• DATA LINES:
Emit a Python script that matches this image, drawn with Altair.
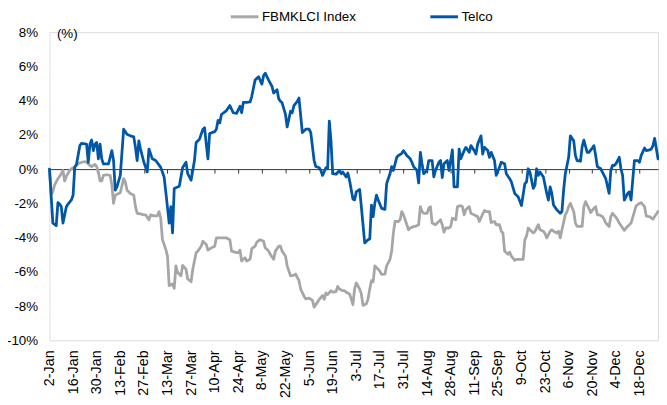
import altair as alt
import pandas as pd

# ---- data (day-of-year 2017, % change) ----
kl_day = [2, 3, 4, 5, 7, 9, 10, 11, 12, 14, 15, 17, 18, 19, 21, 23, 24, 26, 27, 29,
          30, 31, 32, 33, 34, 36, 38, 39, 40, 41, 43, 44, 46, 47, 48, 50, 52, 53, 54, 56,
          58, 59, 61, 62, 64, 66, 67, 68, 69, 71, 72, 73, 75, 76, 77, 78, 80, 81, 83, 84,
          86, 87, 89, 90, 92, 93, 95, 96, 98, 100, 101, 104, 107, 109, 110, 113, 114, 115, 116, 118,
          119, 121, 122, 124, 125, 127, 129, 130, 132, 133, 135, 136, 138, 139, 140, 142, 143, 145, 147, 148,
          150, 151, 153, 154, 156, 158, 159, 161, 162, 164, 165, 166, 167, 169, 170, 172, 173, 174, 176, 177,
          178, 180, 181, 182, 183, 184, 186, 187, 188, 190, 191, 192, 193, 194, 195, 196, 198, 199, 201, 202,
          204, 205, 206, 207, 209, 210, 211, 212, 214, 215, 216, 218, 219, 221, 222, 223, 224, 226, 227, 228,
          229, 231, 232, 234, 235, 236, 237, 239, 240, 241, 243, 244, 246, 247, 248, 249, 251, 252, 253, 255,
          256, 257, 259, 260, 261, 263, 264, 266, 267, 269, 270, 271, 272, 274, 275, 276, 278, 279, 281, 283,
          284, 285, 286, 287, 289, 290, 292, 293, 295, 296, 297, 299, 300, 301, 303, 304, 305, 306, 308, 309,
          310, 311, 313, 314, 315, 317, 318, 319, 320, 322, 323, 325, 326, 327, 328, 330, 331, 332, 334, 335,
          336, 338, 339, 340, 342, 343, 344, 346, 347, 349, 350, 352, 353, 355, 356, 357, 358, 360, 362, 363]
kl_val = [0.0, -1.5, -1.3, -0.94, -0.56, -0.27, -0.08, -0.69, -0.42, -0.08, 0.02, 0.12, 0.21, 0.31, 0.4, 0.44, 0.4, 0.21, 0.15, 0.27,
          0.15, -0.17, -0.69, -0.69, -0.37, -0.33, -0.37, -0.94, -2.0, -1.52, -1.42, -1.38, -0.56, -0.75, -1.23, -1.42, -1.52, -2.19, -2.58, -2.62,
          -2.67, -2.67, -2.96, -2.67, -2.73, -2.73, -2.48, -2.87, -4.12, -4.69, -5.08, -6.81, -6.71, -6.96, -5.65, -6.04, -6.23, -5.62, -5.85, -6.42,
          -6.58, -5.85, -4.88, -4.79, -4.5, -4.21, -4.4, -4.73, -4.6, -4.5, -4.02, -4.02, -4.02, -4.12, -4.79, -4.88, -4.88, -4.73, -5.37, -5.17,
          -5.37, -5.27, -4.65, -4.5, -4.27, -4.12, -4.21, -4.6, -4.79, -4.98, -5.27, -4.79, -4.5, -4.5, -4.79, -5.08, -5.65, -6.23, -6.19, -6.13,
          -6.52, -7.0, -7.42, -7.58, -7.54, -7.67, -8.06, -7.77, -7.62, -7.38, -7.6, -7.23, -7.33, -7.1, -7.19, -7.15, -6.85, -7.0, -7.1, -7.1,
          -7.19, -7.29, -7.58, -7.92, -7.0, -6.65, -7.0, -7.29, -7.96, -7.87, -7.58, -7.0, -6.52, -6.58, -5.65, -5.75, -5.96, -6.15, -6.13, -5.65,
          -5.27, -4.79, -3.73, -3.06, -3.06, -2.96, -2.48, -2.67, -3.25, -3.54, -3.44, -3.35, -3.35, -3.25, -2.19, -2.48, -2.58, -2.58, -2.29, -2.19,
          -3.15, -3.25, -3.15, -2.96, -3.25, -3.69, -3.44, -3.44, -3.35, -2.87, -2.96, -2.19, -2.13, -2.19, -2.67, -2.38, -2.19, -2.58, -2.63, -2.73,
          -2.77, -3.06, -2.62, -2.42, -2.48, -2.48, -3.12, -3.06, -3.25, -3.25, -3.63, -3.73, -4.79, -4.98, -4.85, -5.08, -5.33, -5.27, -5.27, -5.27,
          -4.12, -3.92, -3.44, -3.54, -3.73, -3.63, -3.25, -3.54, -3.63, -3.77, -4.02, -3.63, -3.54, -3.63, -3.73, -3.63, -4.02, -3.54, -2.67, -2.48,
          -2.19, -2.0, -2.48, -3.15, -3.35, -3.35, -3.35, -2.19, -1.9, -2.29, -2.54, -2.29, -2.19, -2.67, -2.67, -2.77, -2.92, -3.15, -3.35, -2.77,
          -2.58, -2.81, -2.96, -3.15, -3.44, -3.58, -3.44, -3.25, -3.15, -2.48, -2.15, -2.0, -1.96, -2.19, -2.73, -2.77, -2.77, -2.92, -2.62, -2.48]

tel_day = [2, 4, 6, 7, 8, 9, 10, 12, 13, 15, 16, 17, 18, 20, 21, 24, 25, 26, 27, 28,
           29, 30, 31, 32, 33, 34, 37, 39, 40, 41, 42, 44, 46, 48, 50, 52, 53, 54, 55, 56,
           58, 60, 61, 63, 65, 68, 70, 71, 73, 74, 75, 76, 79, 81, 83, 84, 86, 88, 89, 91,
           93, 94, 95, 96, 97, 100, 101, 102, 103, 104, 107, 109, 111, 113, 115, 116, 117, 119, 121, 122,
           124, 126, 128, 129, 130, 132, 134, 135, 137, 138, 139, 140, 142, 143, 145, 146, 147, 149, 150, 152,
           154, 156, 157, 159, 160, 162, 163, 164, 166, 167, 168, 169, 170, 172, 174, 175, 176, 178, 179, 180,
           182, 183, 184, 186, 187, 189, 191, 192, 193, 194, 195, 196, 197, 199, 201, 202, 204, 205, 206, 208,
           209, 211, 212, 214, 216, 217, 218, 220, 221, 222, 223, 224, 226, 227, 229, 230, 231, 233, 234, 235,
           236, 238, 239, 240, 241, 242, 244, 245, 246, 248, 249, 251, 252, 254, 255, 256, 258, 259, 260, 262,
           263, 264, 266, 267, 269, 270, 272, 273, 274, 275, 276, 278, 279, 280, 282, 284, 285, 286, 287, 289,
           290, 291, 292, 293, 295, 296, 297, 298, 299, 300, 301, 303, 305, 306, 307, 308, 310, 311, 313, 314,
           315, 317, 318, 319, 321, 322, 324, 325, 326, 327, 329, 330, 331, 332, 334, 335, 336, 337, 338, 340,
           341, 342, 343, 344, 345, 346, 347, 348, 349, 351, 352, 353, 355, 356, 358, 359, 360, 361, 362, 363]
tel_val = [0.0, -3.15, -3.3, -1.96, -2.04, -2.2, -3.15, -2.2, -2.04, -1.8, -1.52, 0.12, 0.27, 1.37, 1.5, 1.46, 0.4, 1.46, 1.7, 1.08,
           1.46, 1.56, 0.6, 1.46, 0.6, 0.3, 0.3, 1.08, 0.5, -1.23, -1.04, -0.37, 2.33, 2.04, 1.94, 1.88, 1.27, 0.5, 1.65, 1.17,
           0.4, -0.17, 1.17, 0.6, 0.5, 0.1, -0.46, -1.33, -3.15, -2.19, -3.73, -1.13, -1.0, 0.1, 0.4, -0.27, -0.65, 0.5, 1.56, 1.75,
           2.33, 2.42, 1.46, 0.6, 2.08, 2.19, 2.33, 2.85, 2.7, 3.19, 3.42, 3.71, 3.29, 3.25, 3.67, 3.29, 3.9, 3.9, 3.92, 4.25,
           5.21, 5.4, 4.96, 5.46, 5.6, 5.2, 4.83, 4.44, 4.63, 4.1, 3.96, 3.87, 3.19, 2.46, 3.38, 3.29, 3.71, 3.96, 4.15, 2.13,
           2.33, 2.33, 2.13, 0.5, 0.15, 0.08, -0.08, -0.37, 0.08, 0.02, 2.8, 1.65, -0.27, -0.3, -0.08, -0.27, -0.17, -0.46, -0.23, -0.65,
           -1.75, -1.8, -1.33, -1.19, -2.19, -4.31, -4.12, -4.08, -2.1, -2.77, -2.0, -1.52, -1.81, -2.29, -2.35, -0.85, -0.27, 0.15, -0.08, 0.69,
           0.79, 0.92, 1.08, 0.79, 0.6, 0.4, 0.15, -0.08, -0.81, 0.98, 0.31, -0.27, -0.08, 0.5, 0.5, -0.46, -0.08, 0.4, 0.5, -0.5,
           0.31, 0.5, -0.08, 0.5, 1.12, -1.04, -1.04, 1.17, 0.6, 1.08, 1.27, 0.98, 1.37, 1.08, 0.88, 1.46, 1.94, 0.88, 1.27, 1.08,
           0.69, 0.98, 0.5, -0.37, 0.12, 0.4, 0.31, -0.27, -0.42, -0.56, -0.75, -1.42, -1.52, -1.62, -2.13, -0.85, -0.75, 0.02, -0.17, -1.13,
           -0.94, 0.02, -0.37, -0.17, -0.46, -0.94, -1.42, -1.81, -1.04, -1.42, -2.1, -2.38, -2.58, -2.48, -1.23, -0.27, 0.69, 1.94, 1.65, 0.79,
           0.5, 0.46, 1.31, 1.69, 0.98, 0.98, 1.23, 1.37, 0.79, 0.15, 0.02, -0.17, -0.37, -0.56, -1.42, -0.08, 0.21, 0.21, 0.31, 0.69,
           0.02, -0.37, -1.81, -1.62, -1.42, -1.33, -1.81, -0.65, 0.5, 0.5, 0.4, 0.79, 1.23, 1.08, 1.12, 1.17, 1.37, 1.8, 1.2, 0.6]

series_names = ["FBMKLCI Index", "Telco"]
series_colors = ["#A6A6A6", "#0057A8"]

x_label_dates = [(1, 2), (1, 16), (1, 30), (2, 13), (2, 27), (3, 13), (3, 27), (4, 10), (4, 24),
                 (5, 8), (5, 22), (6, 5), (6, 19), (7, 3), (7, 17), (7, 31), (8, 14), (8, 28),
                 (9, 11), (9, 25), (10, 9), (10, 23), (11, 6), (11, 20), (12, 4), (12, 18)]
x_domain = [(1, 2), (12, 29)]
y_ticks = [-10, -8, -6, -4, -2, 0, 2, 4, 6, 8]
y_domain = [-10, 8]


def to_dates(days):
    base = pd.Timestamp("2017-01-01")
    return [(base + pd.Timedelta(days=d - 1)).strftime("%Y-%m-%dT00:00:00") for d in days]


df = pd.concat([
    pd.DataFrame({"date": to_dates(kl_day), "value": kl_val, "series": series_names[0]}),
    pd.DataFrame({"date": to_dates(tel_day), "value": tel_val, "series": series_names[1]}),
], ignore_index=True)

FONT = "Liberation Sans"
PLOT_H = 312

x_axis = alt.Axis(
    values=[alt.DateTime(year=2017, month=m, date=d) for m, d in x_label_dates],
    format="%-d-%b",
    labelAngle=-90,
    offset=-PLOT_H * 10 / 18,
    tickSize=4,
    labelPadding=179,
    domainColor="#333333",
    tickColor="#333333",
    grid=False,
    title=None,
    labelOverlap=False,
    labelFlush=False,
    labelBound=False,
    labelFontSize=14.5,
    labelColor="#000000",
    labelFont=FONT,
)

y_axis = alt.Axis(
    values=y_ticks,
    labelExpr="datum.value + '%'",
    domain=False,
    ticks=False,
    grid=False,
    labelPadding=12,
    labelFontSize=13.5,
    labelColor="#000000",
    labelFont=FONT,
    title="(%)",
    titleAngle=0,
    titleAlign="left",
    titleBaseline="middle",
    titleX=7,
    titleY=1,
    titleFontWeight="normal",
    titleFontSize=13.5,
    titleColor="#000000",
    titleFont=FONT,
)

legend = alt.Legend(
    orient="none",
    legendX=182,
    legendY=-31,
    direction="horizontal",
    title=None,
    symbolType="stroke",
    symbolSize=784,
    symbolStrokeWidth=3,
    labelFontSize=13.5,
    labelFont=FONT,
    labelColor="#000000",
    labelOffset=2,
    columnPadding=68,
    padding=0,
)

chart = alt.Chart(df).mark_line(strokeWidth=2.8, strokeJoin="round", strokeCap="round").encode(
    x=alt.X("date:T",
            scale=alt.Scale(domain=[alt.DateTime(year=2017, month=m, date=d) for m, d in x_domain], nice=False),
            axis=x_axis),
    y=alt.Y("value:Q", scale=alt.Scale(domain=y_domain, nice=False, zero=False), axis=y_axis),
    color=alt.Color("series:N",
                    scale=alt.Scale(domain=series_names, range=series_colors),
                    legend=legend),
).properties(
    width=616,
    height=PLOT_H,
    autosize=alt.AutoSizeParams(type="none"),
    padding={"left": 42, "top": 22, "right": 1, "bottom": 59},
).configure_view(stroke=None).configure(font=FONT, background="#ffffff")

chart.save("out.html", embed_options={"renderer": "svg", "actions": False})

• AIM: Reproduce the data above word for word from its first line through the line that holds "import pandas as pd", both ends included; skip pictures.

• RESULT:
Emit a Python script that matches this image, drawn with Altair.
import altair as alt
import pandas as pd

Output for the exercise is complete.